According to The National Alliance For Care-giving, “the typical millennial caregiver is a 27-year-old adult, equally likely to be male or female.” I began my duties as a caregiver at a much younger age. It has been three years now that I moved back home. I am also a 26-year old part-time student at Kean University majoring in communications. And juggling the two hasn’t been easy.
Over the course of the three years that I have been in New Jersey, I’ve had to learn how to manage my time as a caregiver, a student, and an employee of Chanel. Many times my social life has taken a backseat to my responsibilities. I’ve lost a lot of friends who grew impatient with my inability to hangout but, it is extremely difficult to balance full-time work, part-time education, and care-giving. I have realized there are others who share my struggles, so I’ve put together a list that might help those along.
Here are some tips that helped me cope with being a full-time caregiver in college:
1.) Find a mentor or trusted advisor.
Having someone (or multiple people) to talk to is essential because care-giving is an emotional journey. The goal is to find a trusted advisor (preferably someone older with more life experience) who can be beneficial to have as part of your support system. In my case, I have my Godmother Maria Molina who is a 53-year-old woman with strong family values. She has already experienced care-giving for multiple members of her family and endured the pain of losing those loved ones.
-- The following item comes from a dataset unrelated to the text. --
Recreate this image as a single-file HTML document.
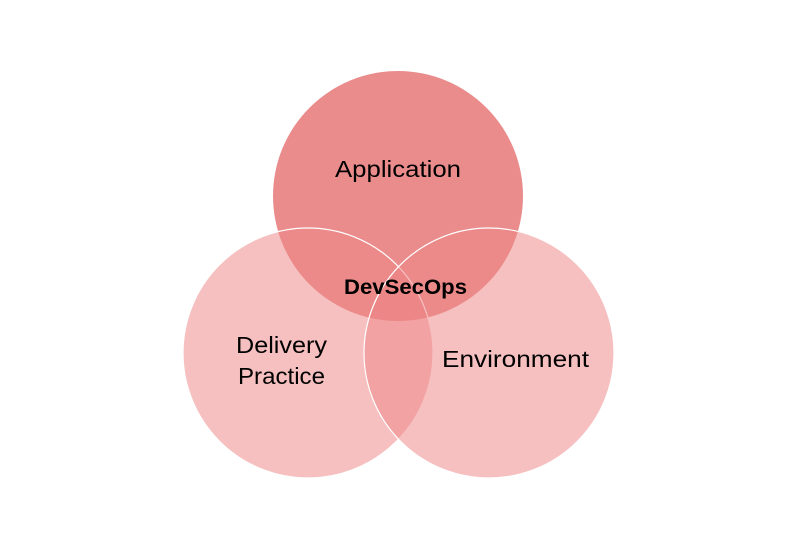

Her empathy, compassion, and understanding of long-term care has made her my ‘go-to’ for advice and vent sessions.
2.) Do your research.
You can always start with your state’s website, where you should be able to find more about the National Family Caregiver Support Program in your area. This can be most helpful to you when having questions regarding healthcare, transportation and workshops.
3.) Find a support group.
Isolation is often a result of peer groups and friends who cannot identify with your situation. However,you can easily check with local organizations for the elderly and ask if they know of other young caregivers who may want to form a support group.
4.) Consider hiring in-home care.
Coming from a very traditional Latinx upbringing, placing our elders in an assisted living facility was not an option, in part because they may be too proud to admit that they need care.To ease the workload, you may want to consider hiring a nurse or companion for your grandparent(s). Care.com is often a great place to start. you can post your specific needs while looking for help in your local area.
5.) Find time for you.
Care-giving is a 24/7 job and it’s usually nothing short of an emotional roller coaster. It is imperative to remember to take a time out for yourself to do what you love and for the sake of your mental health. Treating yourself to life’s simple pleasures are necessary to cope with your hardships as a caregiver. Your grandparent(s) may not be in the physical or mental condition to tell you but, you should not feel guilty or let guilt keep you from living your life.
6.) Remember why you’re a caregiver in the first place.
I’ve learned to live for every smile and laugh I can muster out of my grandparents because I know they won’t be in my life forever. There will be a day when all you have left are the lessons and memories that they leave behind, so make the most of them.